No entanto, a Associação Brasileira de Energia Solar Fotovoltaica (Absolar) aponta que a capacidade de produção em Mato Grosso do Sul é ainda maior, chegando a 358 MW.

A única fonte não renovável que aparece com destaque no ranking da matriz energética sul-mato-grossense é o gás natural, com 5 usinas e capacidade de produção de 640 MW (20,18%).

A Superintendência destacou ainda que com uma demanda de 1.500 MW, o estado utiliza somente 47% de toda a sua potencia instalada na geração de eletricidade, considerando todas as fontes.

A força do sol no Brasil

Segundo a Absolar, em junho o Brasil atingiu a marca histórica de 11 gigawatts (GW) de potência instalada em telhados, fachadas e pequenos terrenos de residências, comércios, indústrias, produtores rurais e prédios públicos. Isso equivale a 78,6% da capacidade da usina hidrelétrica de Itaipu.

De acordo com a entidade, o país possui mais de 1 milhão de sistemas solares fotovoltaicos conectados à rede. A cadeia do setor, contabilizando dados desde 2012, movimentou mais de R$ 85,4 bilhões em novos investimentos, que geraram mais de 475 mil empregos (no acumulado) e uma arrecadação aos cofres públicos de R$ 22,7 bilhões.

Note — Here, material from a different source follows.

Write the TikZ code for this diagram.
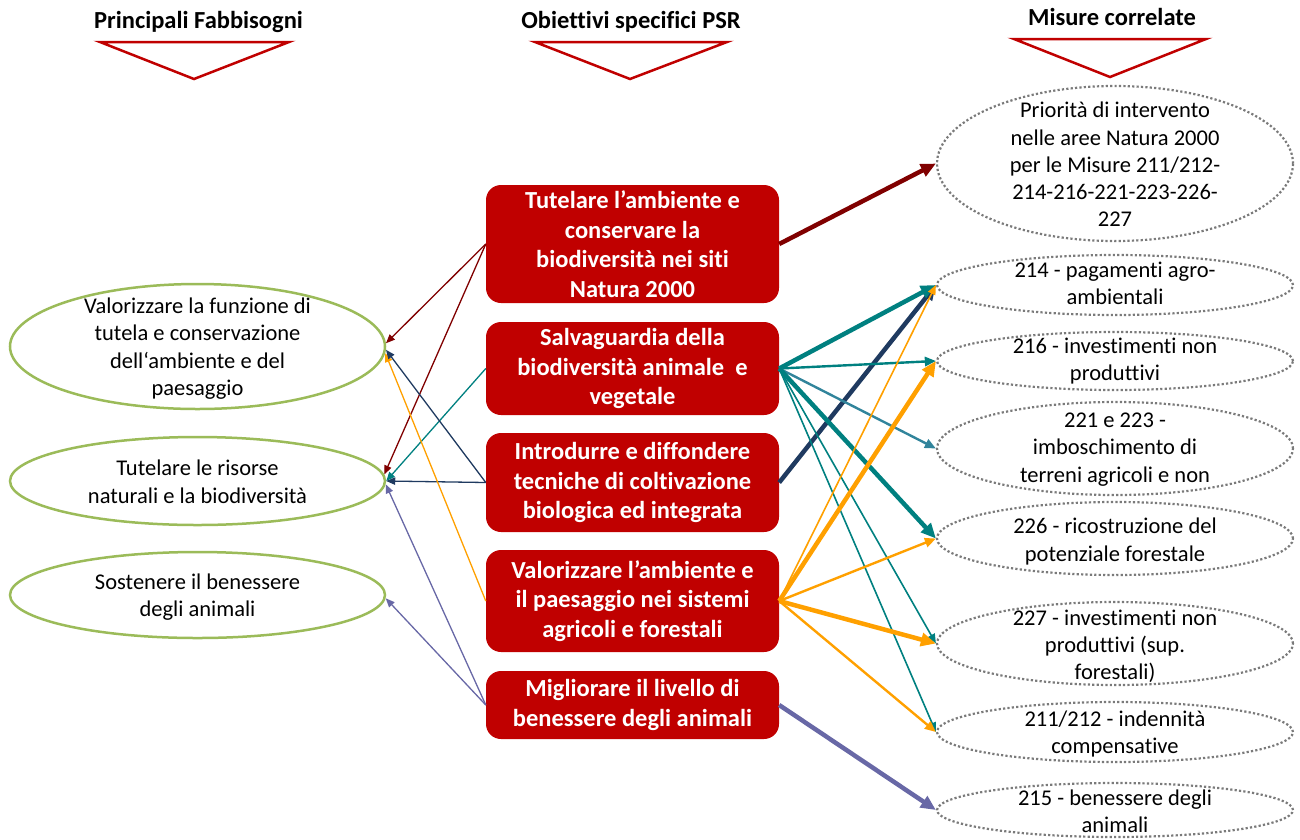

A Absolar aponta que embora tenha avançado nos últimos anos, o Brasil – detentor de um dos melhores recursos solares do planeta – continua atrasado no uso da geração própria de energia solar. Tanto que dos mais de 89,6 milhões de consumidores de energia elétrica do País, apenas 1,4% já faz uso do sol para produzir eletricidade.

De acordo com a instituição, a tecnologia solar fotovoltaica já está presente em 5.489 municípios e em todos os estados. São líderes em potência instalada: Minas Gerais, São Paulo, Rio Grande do Sul, Mato Grosso e Paraná. Mato Grosso do Sul ocupa a 11ª posição no ranking nacional de geração.

“A energia solar terá função cada vez mais estratégica para o atingimento das metas de desenvolvimento econômico e ambiental do País, sobretudo neste momento, para ajudar na recuperação da economia, já que se trata da fonte renovável que mais gera empregos no mundo”, aponta o CEO da Absolar, Rodrigo Sauaia.